Smart Use of Section 179 Expensing Under the New Tax Rules
Section 179 expensing is one of the most valuable tax strategies for small business owners, allowing you to immediately deduct the cost of qualifying business assets rather than depreciating them over several years.
Understanding Section 179
Qualifying assets include machinery, office equipment, computers, vehicles, and certain improvements to nonresidential property. By expensing these purchases immediately, you can lower your taxable income in the year the assets are placed in service, freeing up cash for other business needs. Section 179 has an annual dollar limit and an income limitation, meaning you cannot deduct more than your business earns each year.
Timing Your Purchases
Even with rising limits, strategic timing is key. If your business anticipates higher revenue in 2026, consider accelerating asset purchases to maximize deductions this year. For example, a $50,000 equipment purchase could offset a significant portion of taxable income, whereas waiting until next year may reduce the immediate benefit. If your purchases exceed the Section 179 limit, you can still apply bonus depreciation to the excess, combining both strategies for maximum tax efficiency.
Documentation and Compliance
Proper documentation is critical. Keep invoices, receipts, and records of when each asset was placed in service. Misclassifying assets or failing to maintain accurate records can trigger IRS scrutiny and jeopardize deductions. Consulting a CPA can help ensure that you follow the rules and select the right assets for deduction eligibility.

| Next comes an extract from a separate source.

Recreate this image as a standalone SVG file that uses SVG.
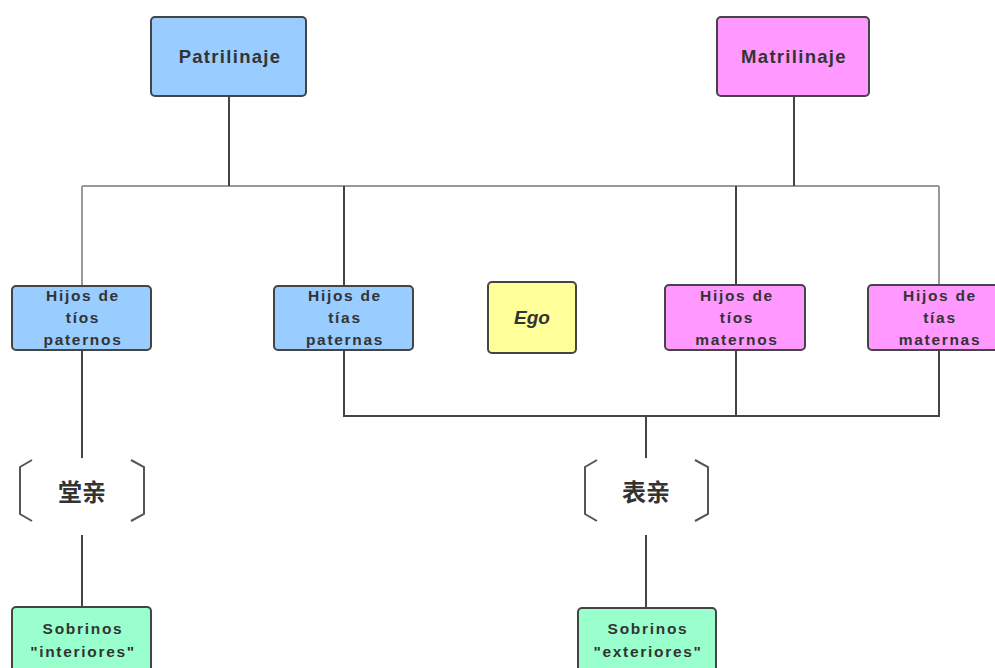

Consider Cash Flow and Growth
While Section 179 reduces taxable income, it requires upfront investment. Balance tax savings with your cash flow needs to ensure your business can afford the purchase. Additionally, investing in new assets can improve productivity, efficiency, and profitability, creating long-term benefits beyond tax savings.
Bottom Line
Section 179 expensing remains a flexible and powerful strategy for small business owners. By carefully selecting qualifying assets, strategically timing purchases, and accurately documenting everything, you can maximize deductions in 2026 while supporting business growth. Working with a CPA will ensure you make informed decisions that balance tax savings, cash flow, and long-term strategy.